Key accessibility considerations include:

  • Sufficient colour contrast between text and background

  • Descriptive alt text for images

  • Keyboard-friendly navigation for users who cannot use a mouse

  • Readable font sizes and clear line spacing

Accessibility is not just about compliance. It improves usability for all users. Clear contrast helps mobile users in bright environments. Larger buttons help everyone on touch devices.

From an SEO perspective, accessible websites are easier for search engines to crawl and understand. Clean structure, proper headings, and descriptive text benefit both users and rankings.

10. Test, Measure, and Improve Continuously

No website is perfect at launch. The best-performing websites are treated as ongoing products, not one-time projects.

Use data to guide improvement:

  • Track user behaviour with analytics tools

  • Run A/B tests on layouts, headlines, and CTAs

  • Review heatmaps and session recordings to identify friction points

  • Iterate based on real user actions, not assumptions

Studies show that data-driven design decisions can improve conversion rates by 10 to 30 percent over time, without increasing traffic.

Great websites evolve. They adapt to user behaviour, business goals, and changing expectations. Continuous testing and optimisation turn a good website into a high-performing one.

Final Thoughts

Effective website design is about balance. A site can look great, but without clear structure, smooth navigation, and strong performance, it will struggle to deliver results. Visual appeal should always support usability and conversion, not compete with them.

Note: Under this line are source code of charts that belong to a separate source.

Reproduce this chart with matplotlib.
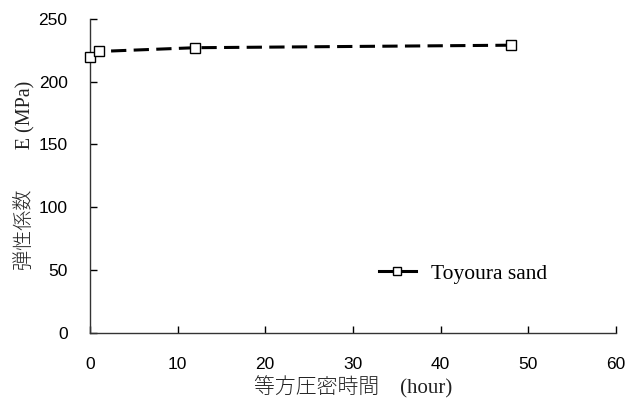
import matplotlib
matplotlib.use('Agg')
import matplotlib.pyplot as plt

# isotropic consolidation time (hour) vs elastic modulus E (MPa)
hours = [0, 1, 12, 48]
modulus = [220, 224, 227, 229]
series_label = 'Toyoura sand'

xticks = [0, 10, 20, 30, 40, 50, 60]
yticks = [0, 50, 100, 150, 200, 250]

plt.rcParams['font.family'] = ['Liberation Sans Narrow', 'Liberation Sans', 'DejaVu Sans']

fig = plt.figure(figsize=(6.28, 4.09), dpi=100)
ax = fig.add_axes([0.143, 0.186, 0.838, 0.768])

ax.plot(hours, modulus, color='black', linestyle=(0, (5, 2.4)), linewidth=2.2,
        marker='s', markersize=7, markerfacecolor='white', markeredgecolor='black',
        markeredgewidth=1.0, label=series_label, clip_on=False, zorder=3)

ax.set_xlim(0, 60)
ax.set_ylim(0, 250)
ax.set_xticks(xticks)
ax.set_yticks(yticks)
ax.tick_params(direction='in', length=5, width=1, labelsize=12.5)
ax.tick_params(axis='x', pad=17)
ax.tick_params(axis='y', pad=16)
for s in ['top', 'right']:
    ax.spines[s].set_visible(False)
for s in ['left', 'bottom']:
    ax.spines[s].set_linewidth(1)
    ax.spines[s].set_color('#333333')

mixed = ['Liberation Serif', 'Noto Sans CJK JP']
ax.set_xlabel('等方圧密時間\u3000(hour)', family=mixed, fontsize=15,
              fontweight='light', labelpad=3, color='#222222')
ax.set_ylabel('弾性係数\u3000\u3000E (MPa)', family=mixed, fontsize=14.5,
              fontweight='light', labelpad=3, color='#222222')

leg = ax.legend(loc='lower right', bbox_to_anchor=(0.905, 0.095), frameon=False,
                handlelength=1.7, handletextpad=0.7, markerscale=0.85,
                prop={'family': 'Liberation Serif', 'size': 15.5})
for h in leg.legend_handles:
    h.set_linestyle('-')

fig.savefig('out.png', dpi=100)
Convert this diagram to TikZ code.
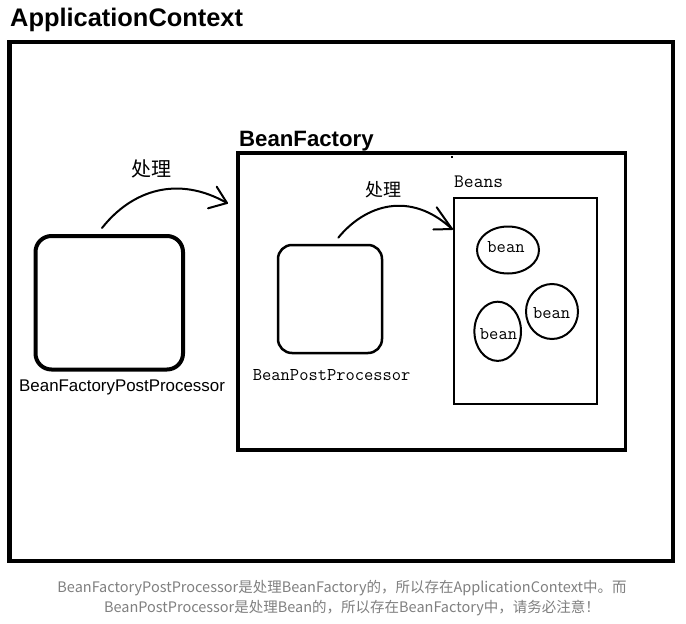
\documentclass[tikz,border=0pt]{standalone}
\usepackage{fontspec}
\newfontfamily\arialf{Liberation Sans}
\newfontfamily\cjkf{Noto Sans CJK SC}
\newfontfamily\monof{Latin Modern Mono}
\usetikzlibrary{shapes.geometric}
\definecolor{capgray}{RGB}{128,128,128}
\tikzset{
  frame/.style={draw, inner sep=0pt, outer sep=0pt},
  rbox/.style={draw, inner sep=0pt, outer sep=0pt},
  beanell/.style={draw, ellipse, inner sep=0pt, outer sep=0pt, line width=2pt},
  titletext/.style={inner sep=0pt, anchor=base west, font=\arialf\bfseries\fontsize{25.4}{30}\selectfont},
  subtitle/.style={inner sep=0pt, anchor=base west, font=\arialf\bfseries\fontsize{22.2}{26}\selectfont},
  sanslabel/.style={inner sep=0pt, anchor=base west, font=\arialf\fontsize{16.9}{20}\selectfont},
  monolabel/.style={inner sep=0pt, anchor=base west, font=\monof\fontsize{18}{22}\selectfont},
  beantext/.style={inner sep=0pt, anchor=base, font=\monof\fontsize{18}{22}\selectfont},
  cjklabel/.style={inner sep=0pt, anchor=center, font=\cjkf\fontsize{#1}{#1}\selectfont},
  conn/.style={line width=2pt, line cap=round, line join=round},
  caption/.style={inner sep=0pt, anchor=base, text=capgray, font=\cjkf\fontsize{14.5}{18}\selectfont},
}
\begin{document}
\begin{tikzpicture}[x=1pt, y=-1pt]
\useasboundingbox (0,0) rectangle (686,624);
\fill[white] (0,0) rectangle (686,624);

% title
\node[titletext] (title) at (10,26.7) {ApplicationContext};
% outer frame
\node[frame, line width=4.3pt, minimum width=663.5, minimum height=519] (outer) at (341.25,301.5) {};

% BeanFactory
\node[subtitle] (bftitle) at (239,146) {BeanFactory};
\node[frame, line width=3.7pt, minimum width=387.5, minimum height=297] (bf) at (431.75,301.5) {};
\fill (450.7,156) rectangle (453.3,157.5);

% BeanFactoryPostProcessor
\node[rbox, line width=4pt, rounded corners=16pt, minimum width=147.5, minimum height=133.5] (bfpp) at (109.25,302.75) {};
\node[sanslabel] (bfpplabel) at (19,391.5) {BeanFactoryPostProcessor};

% BeanPostProcessor
\node[rbox, line width=2.5pt, rounded corners=14pt, minimum width=104, minimum height=108] (bpp) at (330,299) {};
\node[monolabel] (bpplabel) at (252.7,380) {BeanPostProcessor};

% Beans box
\node[monolabel, font=\monof\fontsize{19}{22}\selectfont] (beanslabel) at (454,187) {Beans};
\node[frame, line width=2pt, minimum width=143.5, minimum height=206] (beans) at (525.25,301) {};

% bean ellipses
\node[beanell, minimum width=62, minimum height=47] (e1) at (508,250) {};
\node[beantext] (t1) at (506,252.7) {bean};
\node[beanell, minimum width=52, minimum height=55] (e2) at (552,311.5) {};
\node[beantext] (t2) at (551.7,318.3) {bean};
\node[beanell, minimum width=46.6, minimum height=59.2] (e3) at (497.7,331.3) {};
\node[beantext] (t3) at (498.5,339) {bean};

% arrow 1
\coordinate (a1s) at (102,228);
\coordinate (a1e) at (227,203);
\draw[conn] (a1s) .. controls (132,190) and (178,175) .. (a1e);
\draw[conn] (216.7,186.7) -- (a1e) -- (208,208.3);
\node[cjklabel=20] (l1) at (151,168.7) {处理};

% arrow 2
\coordinate (a2s) at (338.3,237.7);
\coordinate (a2e) at (452,229);
\draw[conn] (a2s) .. controls (365,205) and (410,190) .. (a2e);
\draw[conn] (436.7,207.3) -- (a2e) -- (433.3,229.5);
\node[cjklabel=18] (l2) at (383.5,190) {处理};

% caption
\node[caption] (c1) at (342,592) {BeanFactoryPostProcessor是处理BeanFactory的，所以存在ApplicationContext中。而};
\node[caption] (c2) at (352,612) {BeanPostProcessor是处理Bean的，所以存在BeanFactory中，请务必注意！};
\end{tikzpicture}
\end{document}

The best-performing websites consistently:

  • Communicate value within seconds

  • Guide users intuitively through the page

  • Load fast and perform reliably across all devices

  • Improve over time through data-driven optimisation

Whether you are planning a redesign or building from scratch, strong fundamentals matter more than trends. Especially in competitive markets like web design Malaysia, success comes from designing with users in mind and aligning every design decision with real business goals.